As he reached the end of his message, Harry referred to the rest of his family as well. He said, “Well mother, dad and boys, I guess I must close once again. Hoping you all keep well, roll on when this do is over so we can get back to rest, peace and quietness once again.”
Harry’s letter to his family then concluded, “Don’t worry if you have to wait a long while for a letter or card sometimes mother, as we can’t always write for days at a time. Also there is delay getting it away, so until next time, Cheerio, Love to all, Harry xxxxxx.”
Clemmie, naturally, has been blown away to finally read a letter such as this from Harry. He hadn’t seen his big brother in some eight decades, and he’d reached far greater an age than Harry ever had. As Clemmie told the BBC, “It’s unbelievable that such a thing could happen.”
Harry’s message wasn’t the only letter that never made it home, of course. In fact, many other notes remain undelivered today. So, these have been compiled by people at the Suffolk Archives into an exhibit which can be assessed on the internet. The collection includes the names of the writers and the people to whom they intended to send their letters.
It should come as no surprise to learn that many people have been touched by these letters being put on display. One person who has spoken out about it is Paul West, a British councillor. As he put it in a statement, “This is an astonishing story and really demonstrates the importance and personal nature of our archives.”
Councillor West went on, “These letters are so very poignant. One can only imagine the hardship and anguish these soldiers and their families must have endured. It is heartwarming to think that we may now be able to help some of their families to fill in the gaps and see letters that up to now they didn’t know existed.”
Another person deeply affected by the letters was Claire Wallace, who curates the Suffolk Regiment Museum. She said, “The Dunkirk letters hold an important place within the Suffolk Regiment archive. These men had been through great hardships during the war and unfortunately, some never made it home from Dunkirk. It is striking, however, that their personalities and humor shine through these letters.”
And Candida Wingate – who holds the title of Suffolk Artlink Project Officer – has commented as well. In Wingate’s words, “The letters are so moving, both in what the soldiers chose to write about and what they chose to leave out. Our team of artists had already studied them and we were really looking forward to exploring them further.”
But it hasn’t just been experts and archivists that have been touched by the letters.
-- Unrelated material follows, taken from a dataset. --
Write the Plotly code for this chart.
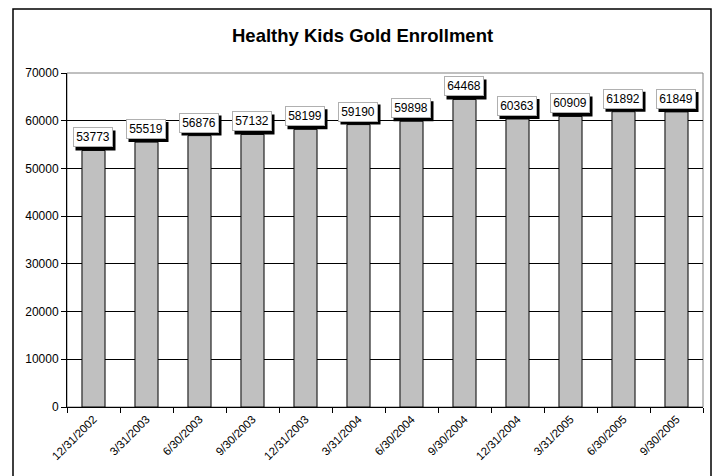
import plotly.graph_objects as go

categories = ["12/31/2002", "3/31/2003", "6/30/2003", "9/30/2003", "12/31/2003", "3/31/2004",
              "6/30/2004", "9/30/2004", "12/31/2004", "3/31/2005", "6/30/2005", "9/30/2005"]
enrollment = [53773, 55519, 56876, 57132, 58199, 59190, 59898, 64468, 60363, 60909, 61892, 61849]
y_ticks = [0, 10000, 20000, 30000, 40000, 50000, 60000, 70000]

FONT = "Liberation Sans, Arial, sans-serif"
W, H = 716, 476
L, R, T, B = 67, 13, 73, 69
pw, ph = W - L - R, H - T - B

def px_x(p):
    return (p - L) / pw

def px_y(p):
    return (H - B - p) / ph

fig = go.Figure()
fig.add_trace(go.Bar(
    x=categories, y=enrollment,
    marker=dict(color="#c0c0c0", line=dict(color="black", width=1)),
    showlegend=False,
))

BOX_W, BOX_H, GAP, SH = 40, 20, 3, 3
annotations = []
shapes = []
for c, v in zip(categories, enrollment):
    # shadow of the label box
    shapes.append(dict(type="rect", xref="x", yref="y", layer="above",
                       xsizemode="pixel", ysizemode="pixel", xanchor=c, yanchor=v,
                       x0=-BOX_W / 2 - 1 + SH, x1=BOX_W / 2 - 1 + SH,
                       y0=GAP - SH, y1=GAP + BOX_H - SH,
                       fillcolor="black", line=dict(width=0)))
    annotations.append(dict(x=c, y=v, text=str(v), showarrow=False, yanchor="bottom",
                            xshift=-1, yshift=GAP, bgcolor="white", bordercolor="#b0b0b0",
                            borderwidth=1, borderpad=1, width=BOX_W - 4, height=BOX_H - 4,
                            font=dict(family=FONT, size=12, color="black")))

annotations.append(dict(text="<b>Healthy Kids Gold Enrollment</b>", xref="paper", yref="paper",
                        x=px_x(362), y=px_y(35), showarrow=False, xanchor="center", yanchor="middle",
                        font=dict(family=FONT, size=18.5, color="black")))

shapes += [
    # outer chart border
    dict(type="rect", xref="paper", yref="paper", x0=px_x(13), x1=px_x(711), y0=px_y(485), y1=px_y(9),
         line=dict(color="black", width=1.5), fillcolor="rgba(0,0,0,0)", layer="below"),
    # plot area border (top/right gray)
    dict(type="rect", xref="paper", yref="paper", x0=0, x1=1, y0=0, y1=1,
         line=dict(color="#808080", width=1), fillcolor="rgba(0,0,0,0)", layer="below"),
]

fig.update_layout(
    width=W, height=H,
    margin=dict(l=L, r=R, t=T, b=B, pad=0),
    paper_bgcolor="white", plot_bgcolor="white",
    bargap=0.565,
    annotations=annotations,
    shapes=shapes,
    font=dict(family=FONT, size=12, color="black"),
    xaxis=dict(
        type="category", tickangle=-45, tickson="boundaries", ticks="outside", ticklen=5,
        tickcolor="black", showline=True, linecolor="black", linewidth=1,
        showgrid=False, tickfont=dict(family=FONT, size=11.5), mirror=False,
    ),
    yaxis=dict(
        range=[0, 70000], tickvals=y_ticks, ticktext=[str(t) for t in y_ticks],
        ticks="outside", ticklen=5, tickcolor="black",
        showline=True, linecolor="black", linewidth=1,
        showgrid=True, gridcolor="black", gridwidth=1, zeroline=False,
        tickfont=dict(family=FONT, size=12),
    ),
)

fig.write_html("out.html")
The public, too, has taken note. Speaking of Harry Cole’s letter specifically, one commenter wrote on the Suffolk Archive website, “This made me cry. How emotional it must have been for Clemmie to receive that letter. My eyes well up just thinking about it.”
The story of Harry Cole’s life and death is undoubtedly tragic, and it’s one shared by countless other soldiers of World War II and their families. Nothing could take away the pain that Clemmie and Derek Cole must still feel from the loss of their big brother. But the fact that his words have finally reached them is perhaps an unexpected source of closure.